Now I hope you will connect the beginning with the end. You begin with the great supper, and you end with being consciously united to Christ. The beginning is the festive joy of acceptance with God, in such a sense of the heart of God, that “we are making our boast in God, through our Lord Jesus Christ”. Next [p. 427] you know Christ the High Priest outside of this scene and all the pressure here; He not only draws you to Himself to solace you individually, but also to lead you into the holiest where He is in unclouded light:
‘Our hearts let in its rays,
And heav’nly light makes all things bright,
Seen in that blissful gaze.’ (12:3)
I trust that each of you may be able to say very decidedly, I see that heaven is my place, that we are citizens of heaven, we belong to that place; and may you be conscious, too, how easily you can be ensnared by things here, and that often a natural mercy draws the heart away from its true place, and entails sorrow and decline.

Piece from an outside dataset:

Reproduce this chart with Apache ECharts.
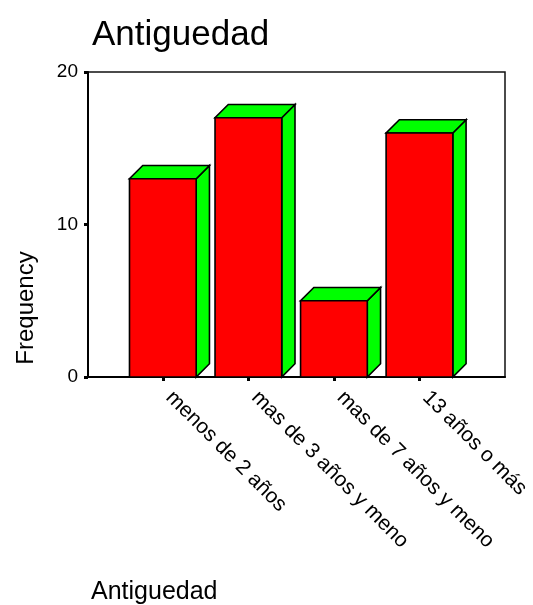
<!DOCTYPE html>
<html>
<head>
<meta charset="utf-8">
<script src="https://cdn.jsdelivr.net/npm/echarts@6/dist/echarts.min.js"></script>
<style>
  html, body { margin: 0; padding: 0; background: #fff; }
  #chart { width: 533px; height: 605px; }
</style>
</head>
<body>
<div id="chart"></div>
<script>
// Antiguedad: frequency per seniority band
const categories = ['menos de 2 años', 'mas de 3 años y meno', 'mas de 7 años y meno', '13 años o más'];
const frequencies = [13, 17, 5, 16];
const yTicks = [0, 10, 20];

const FONT = 'Liberation Sans, Arial, sans-serif';
const positions = categories.map((_, i) => i);

const chart = echarts.init(document.getElementById('chart'));

// 3D-style bar: red front face, green top and side faces
function renderBar(params, api) {
  const xi = api.value(0);
  const v = api.value(1);
  const top = api.coord([xi, v]);
  const base = api.coord([xi, 0]);
  const unit = api.size([1, 0])[0];
  const half = unit * 0.39;
  const d = unit * 0.155;
  const x0 = top[0] - half, x1 = top[0] + half;
  const yT = top[1], yB = base[1];
  const stroke = { stroke: '#000', lineWidth: 1.6, lineJoin: 'miter' };
  return {
    type: 'group',
    children: [
      { type: 'polygon', shape: { points: [[x1, yT], [x1 + d, yT - d], [x1 + d, yB - d], [x1, yB]] },
        style: Object.assign({ fill: '#00ff00' }, stroke) },
      { type: 'polygon', shape: { points: [[x0, yT], [x1, yT], [x1 + d, yT - d], [x0 + d, yT - d]] },
        style: Object.assign({ fill: '#00ff00' }, stroke) },
      { type: 'rect', shape: { x: x0, y: yT, width: x1 - x0, height: yB - yT },
        style: Object.assign({ fill: '#ff0000' }, stroke) }
    ]
  };
}

chart.setOption({
  animation: false,
  backgroundColor: '#fff',
  title: {
    text: 'Antiguedad',
    left: 87, top: 13,
    textStyle: { fontFamily: FONT, fontSize: 35, fontWeight: 'normal', color: '#000' }
  },
  grid: {
    left: 88, top: 72, right: 28, bottom: 228,
    show: true, borderColor: '#111', borderWidth: 1.5, backgroundColor: 'transparent'
  },
  xAxis: {
    type: 'value',
    min: -0.875, max: 4,
    axisLine: { show: true, onZero: false, lineStyle: { color: '#000', width: 2 } },
    axisTick: { show: true, customValues: positions, length: 4, lineStyle: { color: '#000', width: 3 } },
    axisLabel: {
      customValues: positions,
      formatter: v => categories[Math.round(v)],
      rotate: -45, margin: 11, padding: [0, 0, 0, 9],
      fontFamily: FONT, fontSize: 21, color: '#000'
    },
    splitLine: { show: false }
  },
  yAxis: {
    type: 'value',
    min: 0, max: 20, interval: 10,
    axisLine: { show: true, onZero: false, lineStyle: { color: '#000', width: 2 } },
    axisTick: { show: true, length: 4, lineStyle: { color: '#000', width: 3 } },
    axisLabel: {
      customValues: yTicks,
      margin: 10, padding: [4, 0, 0, 0],
      fontFamily: FONT, fontSize: 19, color: '#000'
    },
    splitLine: { show: false }
  },
  graphic: [
    { type: 'text', x: 26, y: 308, rotation: Math.PI / 2,
      style: { text: 'Frequency', fontFamily: FONT, fontSize: 24, fill: '#000', align: 'center', verticalAlign: 'middle' } },
    { type: 'text', x: 91, y: 592,
      style: { text: 'Antiguedad', fontFamily: FONT, fontSize: 25, fill: '#000', align: 'left', verticalAlign: 'middle' } }
  ],
  series: [{
    type: 'custom',
    renderItem: renderBar,
    clip: false,
    data: frequencies.map((f, i) => [positions[i], f])
  }]
});
</script>
</body>
</html>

I need not add more. May each of us understand better His words: “No one has gone up into heaven, save he who came down out of heaven, the Son of man who is in heaven” (John 3: 13). If you are of Christ you are heavenly.
Your calling is that you are of Christ, and His place is your place, and the more you practically carry it out the more you will enjoy it. As servant you have a place where He is. The One who has drawn away your heart is in heaven, so that you are not thinking of this place, but of Him where He is. May the Lord lead each of you to understand it. I know the difficulties in the way, how the smallest natural interest or taste will, if allowed, divert one from it. Be assured nothing will ever sever you from this place but the attractiveness of Him who has left it. Neither resolutions nor afflictions will effect it, but the attractiveness of Him who is not here. You have found outside of all the pressure and trial in this place such full solace in His company, that you “exult with joy unspeakable and filled with the glory” (1 Peter 1: 8).